When AimHigher funding was withdrawn, it was such a blow. But news from the second city that the universities had come together to salvage the activity is a rare piece of good news. It’s also worth noting that a number of other cities have also managed to bring their higher education institutions together to set up similar arrangements, such as AccessHE in London. At the last count, this brings together 20 institutions. But in truth, aside from a handful of cities, it appears that many institutions have not been able to retain a collaborative AimHigher-style programme. And it’s great to see that in Birmingham the four universities have managed to retain the AimHigher brand.
At a time when universities are being coerced by the coalition toward competition, it’s great to see that the spirit of collaboration can still live on. And when it comes to widening access and promoting participation, there can be more no greater issue worthy of institutions coming together.
Heading for a Fail … Core and margin
News this week that 27 higher education inistiutions have applied to lower their prices is hardly surprising given the dogs dinner the government has made of setting out their higher education strategy. While at first glance it may seem like good news for prospective students, on further analysis it raises some more concerning questions.

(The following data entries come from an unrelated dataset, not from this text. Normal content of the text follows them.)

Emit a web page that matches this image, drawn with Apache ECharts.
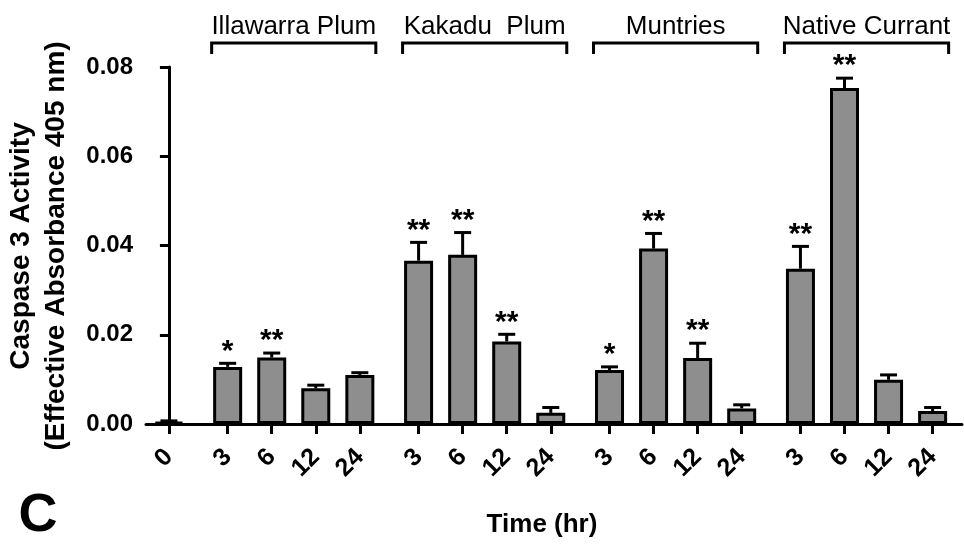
<!DOCTYPE html>
<html><head><meta charset="utf-8">
<script src="https://cdn.jsdelivr.net/npm/echarts@6/dist/echarts.min.js"></script>
<style>html,body{margin:0;padding:0;background:#fff}#c{width:964px;height:545px}</style>
</head><body><div id="c"></div>
<script>
// ---- data ----
const groupNames = ['Illawarra Plum', 'Kakadu  Plum', 'Muntries', 'Native Currant'];
const timeLabels = ['0', '3', '6', '12', '24', '3', '6', '12', '24', '3', '6', '12', '24', '3', '6', '12', '24'];
const groupOf    = [-1, 0, 0, 0, 0, 1, 1, 1, 1, 2, 2, 2, 2, 3, 3, 3, 3];
const means = [0.0004, 0.0128, 0.0149, 0.0080, 0.0110, 0.0366, 0.0379, 0.0185, 0.0025,
               0.0121, 0.0393, 0.0148, 0.0035, 0.0348, 0.0753, 0.0099, 0.0029];
const sems  = [0.0003, 0.0008, 0.0010, 0.0007, 0.0005, 0.0041, 0.0050, 0.0016, 0.0012,
               0.0007, 0.0034, 0.0033, 0.0008, 0.0050, 0.0022, 0.0011, 0.0008];
const stars = ['', '*', '**', '', '', '**', '**', '**', '', '*', '**', '**', '', '**', '**', '', ''];
const yMin = 0, yMax = 0.08, yStep = 0.02;

// slot positions: one slot per bar, plus 1/3 slot gap before each group
const positions = timeLabels.map((t, i) => i === 0 ? 0 : i + (groupOf[i] + 1) / 3);
const groupSpans = groupNames.map((n, g) => {
  const idx = groupOf.map((v, i) => v === g ? i : -1).filter(i => i >= 0);
  return [positions[idx[0]], yMax, positions[idx[idx.length - 1]], g];
});

const FONT = 'Liberation Sans, Arial, Helvetica, sans-serif';
const chart = echarts.init(document.getElementById('c'), null, {renderer: 'canvas'});
const labelFor = v => {
  const i = positions.findIndex(p => Math.abs(p - v) < 1e-6);
  return i >= 0 ? timeLabels[i] : '';
};

chart.setOption({
  animation: false,
  backgroundColor: '#fff',
  grid: {left: 146, right: 2, top: 67, bottom: 121, containLabel: false},
  xAxis: {
    type: 'value', min: -0.52, max: 18, splitLine: {show: false},
    axisLine: {show: true, lineStyle: {color: '#000', width: 3}},
    axisTick: {show: true, customValues: positions, length: 10, lineStyle: {color: '#000', width: 3}},
    axisLabel: {show: true, customValues: positions, formatter: labelFor, rotate: 45, margin: 29,
      color: '#000', fontFamily: FONT, fontWeight: 'bold', fontSize: 25}
  },
  yAxis: {
    type: 'value', min: yMin, max: yMax, interval: yStep, splitLine: {show: false},
    axisLine: {show: true, lineStyle: {color: '#000', width: 3}},
    axisTick: {show: true, length: 9, lineStyle: {color: '#000', width: 3}},
    axisLabel: {formatter: v => v.toFixed(2), margin: 13, color: '#000',
      fontFamily: FONT, fontWeight: 'bold', fontSize: 24}
  },
  series: [
    {
      type: 'bar', barWidth: 29,
      data: positions.map((p, i) => [p, means[i]]),
      itemStyle: {color: '#8e8e8e', borderColor: '#000', borderWidth: 3}
    },
    {
      type: 'custom', clip: false,
      encode: {x: 0, y: [1, 2]},
      data: positions.map((p, i) => [p, means[i], means[i] + sems[i], i]),
      renderItem: (params, api) => {
        const b = api.coord([api.value(0), api.value(1)]);
        const t = api.coord([api.value(0), api.value(2)]);
        const s = stars[api.value(3)];
        const style = {stroke: '#000', lineWidth: 3};
        const children = [
          {type: 'line', shape: {x1: b[0], y1: b[1], x2: t[0], y2: t[1]}, style},
          {type: 'line', shape: {x1: t[0] - 8.5, y1: t[1], x2: t[0] + 8.5, y2: t[1]}, style}
        ];
        if (s) children.push({type: 'text', style: {text: s, x: t[0], y: t[1] - 12,
          align: 'center', verticalAlign: 'middle', fill: '#000',
          font: 'bold 30px ' + FONT}});
        return {type: 'group', children};
      }
    },
    {
      type: 'custom', clip: false,
      encode: {x: [0, 2], y: 1},
      data: groupSpans,
      renderItem: (params, api) => {
        const half = 16;
        const x1 = api.coord([api.value(0), api.value(1)])[0] - half;
        const x2 = api.coord([api.value(2), api.value(1)])[0] + half;
        const yTop = api.coord([api.value(0), api.value(1)])[1] - 24;
        return {type: 'group', children: [
          {type: 'polyline', shape: {points: [[x1, yTop + 11], [x1, yTop], [x2, yTop], [x2, yTop + 11]]},
            style: {stroke: '#000', lineWidth: 3, fill: null}},
          {type: 'text', style: {text: groupNames[api.value(3)], x: (x1 + x2) / 2, y: yTop - 16.5,
            align: 'center', verticalAlign: 'middle', fill: '#000', font: '26px ' + FONT}}
        ]};
      }
    }
  ],
  graphic: [
    {type: 'text', x: 21, y: 246, rotation: Math.PI / 2,
      style: {text: 'Caspase 3 Activity', align: 'center', verticalAlign: 'middle', fill: '#000', font: 'bold 28px ' + FONT}},
    {type: 'text', x: 56, y: 246, rotation: Math.PI / 2,
      style: {text: '(Effective Absorbance 405 nm)', align: 'center', verticalAlign: 'middle', fill: '#000', font: 'bold 28px ' + FONT}},
    {type: 'text', x: 542, y: 525,
      style: {text: 'Time (hr)', align: 'center', verticalAlign: 'middle', fill: '#000', font: 'bold 26px ' + FONT}},
    {type: 'text', x: 38, y: 516,
      style: {text: 'C', align: 'center', verticalAlign: 'middle', fill: '#000', font: 'bold 54px ' + FONT}}
  ]
});
</script></body></html>
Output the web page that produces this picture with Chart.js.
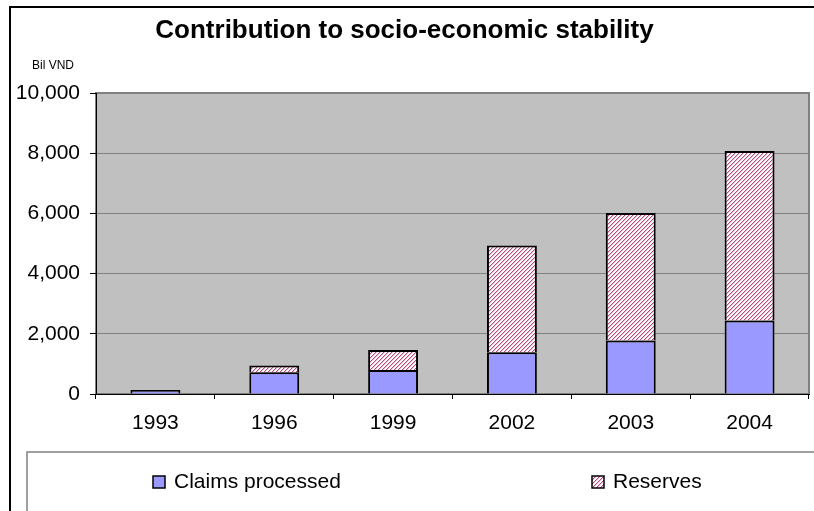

As a consequence of the government getting its higher education sums badly wrong, the core and margin model has been introduced in a desperate attempt to force some universities to lower their prices. But, depressingly for me, the courses or institutions lowering their prices are doing so not necessarily because what they are providing isn’t up to scratch, but rather because their perceived reputation may not be high. Worse still, these are decisions not based on what it actually costs to teach a particular course, but manipulated to suit the Treasury finances.
Then consider the socio-economic backgrounds of the students likely to be forced into courses on £7,500 or less, and the backgrounds of students still likely to proceed on to degrees at £9,000 per year. The idea that students from richer backgrounds will have more spent on them, while those from more deprived backgrounds are slung into economy class stands against what higher education has, up until now, played such an important role in countering.
Rather than improving social mobility, there is a real danger that government miscalculations and an ideological bent on the market through mechanisms like core and margin will see a widening of disadvantage, rather than a closing of the gap.